What spooks Microsoft's chief security advisor

Application exploits, virtualization security are big concerns

Microsoft's US general manager/chief security advisor for its National Security Team thinks like a true security professional: In every bit of good news, Bret Arsenault wonders what bad news could be lurking behind it.

Speaking at the Boston SecureWorld conference Wednesday, the 19-year Microsoft veteran whose job includes protecting enterprises, developers and Microsoft itself said there actually is plenty of good news on the security front. For example, his outfit scans a half million devices (with customer permission) per month and in the first half of last year saw the first period-over-period decline in new vulnerabilities disclosed across Microsoft and non-Microsoft software since 2003.

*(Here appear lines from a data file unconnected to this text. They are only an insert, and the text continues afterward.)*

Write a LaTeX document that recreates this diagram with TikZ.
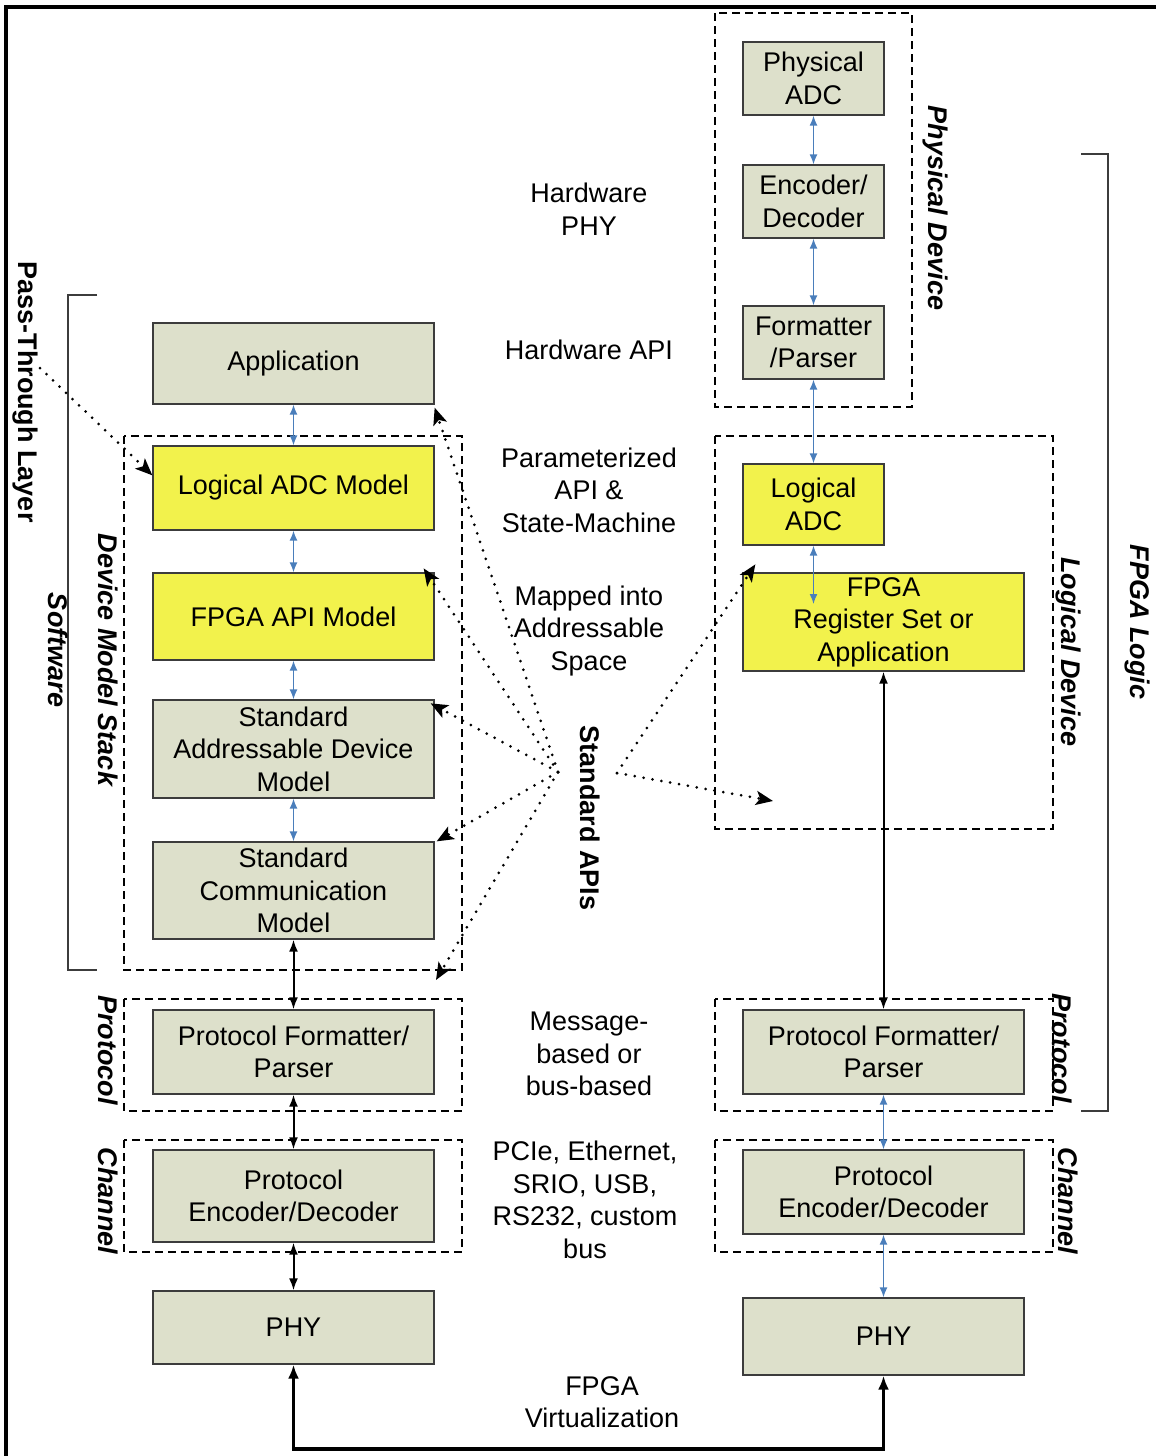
\documentclass[tikz,border=0pt]{standalone}
\usepackage{fontspec}
\setmainfont{Liberation Sans}
\usetikzlibrary{arrows.meta,calc}
\definecolor{boxgray}{RGB}{221,224,203}
\definecolor{boxyellow}{RGB}{242,242,76}
\definecolor{arrowblue}{RGB}{74,126,187}
\definecolor{edgegray}{RGB}{60,60,60}
\begin{document}
\begin{tikzpicture}[x=1pt,y=-1pt,
 every node/.style={font=\fontsize{27}{32.5}\selectfont, align=center, inner sep=0pt},
 gbox/.style={draw=edgegray, line width=1.3pt, fill=boxgray, rectangle},
 ybox/.style={draw=edgegray, line width=1.3pt, fill=boxyellow, rectangle},
 dashbox/.style={draw=black, line width=1.8pt, dash pattern=on 8pt off 5pt},
 bluearrow/.style={draw=arrowblue, line width=1.5pt, {Latex[length=10pt,width=8pt]}-{Latex[length=10pt,width=8pt]}},
 blackarrow/.style={draw=black, line width=2pt, {Latex[length=12pt,width=9pt]}-{Latex[length=12pt,width=9pt]}},
 bigarrow/.style={draw=black, line width=3.2pt, {Latex[length=14pt,width=11pt]}-{Latex[length=14pt,width=11pt]}},
 dotarrow/.style={draw=black, line width=3pt, line cap=round, dash pattern=on 0pt off 9pt, -{Stealth[length=17pt,width=14pt,inset=4pt]}},
 bracket/.style={draw=edgegray, line width=1.5pt},
 sidelabel/.style={font=\fontsize{27}{32.5}\selectfont\bfseries\itshape, rotate=-90},
 plainlabel/.style={font=\fontsize{27}{32.5}\selectfont}
]
\useasboundingbox (0,0) rectangle (1156,1456);
\clip (0,0) rectangle (1156,1456);
\fill[white] (0,0) rectangle (1156,1456);
% outer border
\draw[line width=4pt] (6,1470) -- (6,7) -- (1170,7);

% brackets
\draw[bracket] (97,295) -- (68,295) -- (68,970) -- (97,970);
\draw[bracket] (1081,154) -- (1108,154) -- (1108,1111) -- (1081,1111);

% dashed groups
\draw[dashbox] (124,436) rectangle (462,970);
\draw[dashbox] (124,999) rectangle (462,1111);
\draw[dashbox] (124,1140) rectangle (462,1252);
\draw[dashbox] (715,13) rectangle (912,407);
\draw[dashbox] (715,436) rectangle (1053,829);
\draw[dashbox] (715,999) rectangle (1053,1111);
\draw[dashbox] (715,1140) rectangle (1053,1252);

% left column
\node[gbox, minimum width=281, minimum height=81] (app) at (293.5,363.5) {Application};
\node[ybox, minimum width=281, minimum height=84] (lam) at (293.5,488) {Logical ADC Model};
\node[ybox, minimum width=281, minimum height=87] (fam) at (293.5,616.5) {FPGA API Model};
\node[gbox, minimum width=281, minimum height=98] (sad) at (293.5,749) {Standard\\Addressable Device\\Model};
\node[gbox, minimum width=281, minimum height=97] (scm) at (293.5,890.5) {Standard\\Communication\\Model};
\node[gbox, minimum width=281, minimum height=84] (lpf) at (293.5,1052) {Protocol Formatter/\\Parser};
\node[gbox, minimum width=281, minimum height=92] (lpe) at (293.5,1196) {Protocol\\Encoder/Decoder};
\node[gbox, minimum width=281, minimum height=73] (lphy) at (293.5,1327.5) {PHY};

% right column
\node[gbox, minimum width=141, minimum height=73] (pa) at (813.5,78.5) {Physical\\ADC};
\node[gbox, minimum width=141, minimum height=73] (ed) at (813.5,201.5) {Encoder/\\Decoder};
\node[gbox, minimum width=141, minimum height=73] (fp) at (813.5,342.5) {Formatter\\/Parser};
\node[ybox, minimum width=141, minimum height=81] (ladc) at (813.5,504.5) {Logical\\ADC};
\node[ybox, minimum width=281, minimum height=98] (freg) at (883.5,622) {FPGA\\Register Set or\\Application};
\node[gbox, minimum width=281, minimum height=84] (rpf) at (883.5,1052) {Protocol Formatter/\\Parser};
\node[gbox, minimum width=281, minimum height=84] (rpe) at (883.5,1192) {Protocol\\Encoder/Decoder};
\node[gbox, minimum width=281, minimum height=77] (rphy) at (883.5,1336.5) {PHY};

% center texts
\node[plainlabel] (thwphy) at (589,209) {Hardware\\PHY};
\node[plainlabel] (thwapi) at (589,350) {Hardware API};
\node[plainlabel] (tparam) at (589,490) {Parameterized\\API \&\\State-Machine};
\node[plainlabel] (tmapped) at (589,631) {Mapped into\\Addressable\\Space};
\node[font=\fontsize{27}{32.5}\selectfont\bfseries, rotate=-90] (tstd) at (590,818) {Standard APIs};
\node[plainlabel] (tmsg) at (589,1054) {Message-\\based or\\bus-based};
\node[plainlabel] (tpcie) at (585,1200) {PCIe, Ethernet,\\SRIO, USB,\\RS232, custom\\bus};
\node[plainlabel] (tvirt) at (602,1402) {FPGA\\Virtualization};

% side labels
\node[font=\fontsize{27}{32.5}\selectfont\bfseries, rotate=-90] (tpass) at (25,392) {Pass-Through Layer};
\node[sidelabel] (tsoft) at (58,650) {Software};
\node[sidelabel] (tdms) at (108,660) {Device Model Stack};
\node[sidelabel] (tlprot) at (108,1050) {Protocol};
\node[sidelabel] (tlchan) at (108,1201) {Channel};
\node[sidelabel] (tphysd) at (935,208) {Physical Device};
\node[sidelabel] (tlogd) at (1068,652) {Logical Device};
\node[sidelabel] (tfpgal) at (1137,622) {FPGA Logic};
\node[sidelabel] (trprot) at (1062,1048) {Protocol};
\node[sidelabel] (trchan) at (1068,1201) {Channel};

% solid connectors left
\draw[bluearrow] (app.south) -- (lam.north);
\draw[bluearrow] (lam.south) -- (fam.north);
\draw[bluearrow] (fam.south) -- (sad.north);
\draw[bluearrow] (sad.south) -- (scm.north);
\draw[blackarrow] (scm.south) -- (lpf.north);
\draw[blackarrow] (lpf.south) -- (lpe.north);
\draw[blackarrow] (lpe.south) -- (lphy.north);

% solid connectors right
\draw[bluearrow] (pa.south) -- (ed.north);
\draw[bluearrow] (ed.south) -- (fp.north);
\draw[bluearrow] (fp.south) -- (ladc.north);
\coordinate (fregin) at (813.5,604);
\draw[bluearrow] (ladc.south) -- (fregin);
\draw[blackarrow] (freg.south) -- (rpf.north);
\draw[bluearrow] (rpf.south) -- (rpe.north);
\draw[bluearrow] (rpe.south) -- (rphy.north);

% virtualization loop
\draw[bigarrow] (lphy.south) -- (293.5,1449) -| (rphy.south);

% dotted arrows
\coordinate (passstart) at (40,368);
\coordinate (stdl) at (558,772);
\coordinate (stdr) at (617,773);
\coordinate (botend) at (436,980);
\coordinate (rightend) at (773,801);
\draw[dotarrow] (passstart) -- ($(lam.north west)+(0,30)$);
\draw[dotarrow] (stdl) -- ($(app.south east)+(0,3)$);
\draw[dotarrow] (stdl) -- ($(fam.north east)+(-11,-4)$);
\draw[dotarrow] (stdl) -- ($(sad.north east)+(-4,4)$);
\draw[dotarrow] (stdl) -- ($(scm.north east)+(2,0)$);
\draw[dotarrow] (stdl) -- (botend);
\draw[dotarrow] (stdr) -- ($(freg.north west)+(13,-8)$);
\draw[dotarrow] (stdr) -- (rightend);
\end{tikzpicture}
\end{document}
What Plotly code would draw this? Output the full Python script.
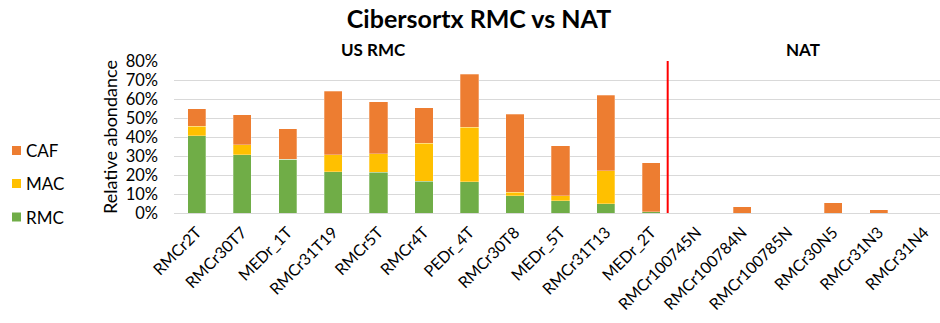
import plotly.graph_objects as go

# Samples (tumour RMC cohort followed by normal adjacent tissue)
samples = [
    "RMCr2T", "RMCr30T7", "MEDr_1T", "RMCr31T19", "RMCr5T", "RMCr4T",
    "PEDr_4T", "RMCr30T8", "MEDr_5T", "RMCr31T13", "MEDr_2T",
    "RMCr100745N", "RMCr100784N", "RMCr100785N", "RMCr30N5", "RMCr31N3", "RMCr31N4",
]

# Cibersortx relative abundances (fractions)
rmc = [0.407, 0.307, 0.283, 0.218, 0.215, 0.166, 0.164, 0.092, 0.064, 0.050, 0.006,
       0.0, 0.0, 0.0, 0.0, 0.0, 0.0]
mac = [0.049, 0.051, 0.0, 0.088, 0.097, 0.202, 0.288, 0.016, 0.027, 0.172, 0.0,
       0.0, 0.0, 0.0, 0.0, 0.0, 0.0]
caf = [0.092, 0.159, 0.160, 0.335, 0.273, 0.185, 0.277, 0.411, 0.262, 0.398, 0.259,
       0.0, 0.033, 0.0, 0.054, 0.017, 0.0]

series_names = ["RMC", "MAC", "CAF"]
series_values = [rmc, mac, caf]
series_colors = ["#70AD47", "#FFC000", "#ED7D31"]

y_ticks = [0, 0.1, 0.2, 0.3, 0.4, 0.5, 0.6, 0.7, 0.8]
group_labels = ["US RMC", "NAT"]

FONT = "Lato, Carlito, 'Open Sans', sans-serif"

fig = go.Figure()
for name, vals, col in zip(series_names, series_values, series_colors):
    fig.add_trace(go.Bar(
        x=samples, y=vals, name=name,
        marker=dict(color=col, line=dict(color="rgba(255,255,255,0.35)", width=0.8)),
        showlegend=False,
    ))

W, H = 940, 323
L, R, T, B = 174, 0, 61, 110
plot_w = W - L - R
ph = H - T - B
x_range = [-0.5, 16.35]

fig.update_layout(
    width=W, height=H,
    margin=dict(l=L, r=R, t=T, b=B, pad=0),
    barmode="stack", bargap=0.6,
    plot_bgcolor="white", paper_bgcolor="white",
    font=dict(family=FONT, color="#000000"),
    title=dict(text="<b>Cibersortx RMC vs NAT</b>", x=479 / W, xanchor="center",
               y=1 - 19 / H, yanchor="middle", font=dict(size=25, color="#000000")),
    xaxis=dict(range=x_range, tickangle=-45, tickfont=dict(size=16, color="#000000"),
               showgrid=False, showline=False, zeroline=False, ticks="",
               ticklabelstandoff=6, automargin=False, fixedrange=True),
    yaxis=dict(range=[0, 0.8], tickvals=y_ticks, tickformat=".0%",
               tickfont=dict(size=16.5, color="#000000"), showgrid=True,
               gridcolor="#D9D9D9", gridwidth=1, zeroline=True, zerolinecolor="#D9D9D9",
               zerolinewidth=1, showline=False, ticks="", ticklabelstandoff=15,
               automargin=False,
               title=dict(text="Relative abondance", font=dict(size=18, color="#000000"),
                          standoff=3)),
    showlegend=False,
)

# Divider between tumour and normal samples
split_x = 10.36
fig.add_shape(type="line", xref="x", yref="y", x0=split_x, x1=split_x,
              y0=-0.01, y1=0.81, line=dict(color="#FF0000", width=2))

# Group headings
for label, xc in zip(group_labels, [373.5, 802.5]):
    fig.add_annotation(text="<b>%s</b>" % label, xref="paper", yref="paper",
                       x=(xc - L) / plot_w, y=1 + (T - 50) / ph,
                       showarrow=False, font=dict(size=17), xanchor="center",
                       yanchor="middle")

# Legend keyed to the series colours (top entry = last stacked series)
legend_y = [217, 183.5, 150.5]
for name, col, yc in zip(series_names, series_colors, legend_y):
    yp = (H - B - yc) / ph
    fig.add_shape(type="rect", xref="paper", yref="paper",
                  x0=(12 - L) / plot_w, x1=(21 - L) / plot_w,
                  y0=yp - 4.5 / ph, y1=yp + 4.5 / ph,
                  fillcolor=col, line=dict(width=0))
    fig.add_annotation(text=name, xref="paper", yref="paper",
                       x=(24 - L) / plot_w, y=yp, xanchor="left", yanchor="middle",
                       showarrow=False, font=dict(size=17))

fig.write_html("out.html")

However, 3,400 new vulnerabilities were discovered and "it's still a big number," Arsenault says. "So if vulnerability rates are down, where are they?"

One trend that pops out is that attackers are increasingly laying off operating systems and exploiting applications instead. One reason for this, Arsenault says, is that vendors like Microsoft, Apple and Red Hat have done a good job in recent years securing the IP stack and operating system.

Arsenault pointed out that the first operating system hardening guide Microsoft wrote for Windows 2000 came 18 months after shipment of the product; the next (for XP Service Pack 2) was within 90 days of product shipment. With Vista and other new products, Microsoft ships the hardening guide along with the product. "On the application side, on the other hand, we're very far behind," Arsenault said (though he said the Office 2007 hardening guide is very solid, even if it did take a year-plus to release it).

"You have your classic arms escalation race between the hackers and the people who are trying to protect [software], so [the hackers] go after the easiest target that's least protected," Arsenault said. "The application space is the next space in the model they're going after," and he sees this continuing to be the case for at least the next few years. And Arsenault is talking about Office as well as CRM, ERP and other programs that contain the sorts of data that financially motivated hackers crave.

"This is not a problem that people should be thinking is just an Office problem," he said. "It's anybody who uses file formats that are not XML based going forward." Adobe, Corel and Google are among others facing similar challenges, Arsenault said.

Microsoft has made fixes to older products, such as Office 2003, but Arsenault emphasizes that it's a lot harder to retrofit an old product for a new environment than it is to build a newer product, say Office 2007, more securely. He made an analogy about the tradeoffs of updating older software to his desire to add airbags to his 1992 Toyota: He can (and will) actually get it done, but it's going to cost him.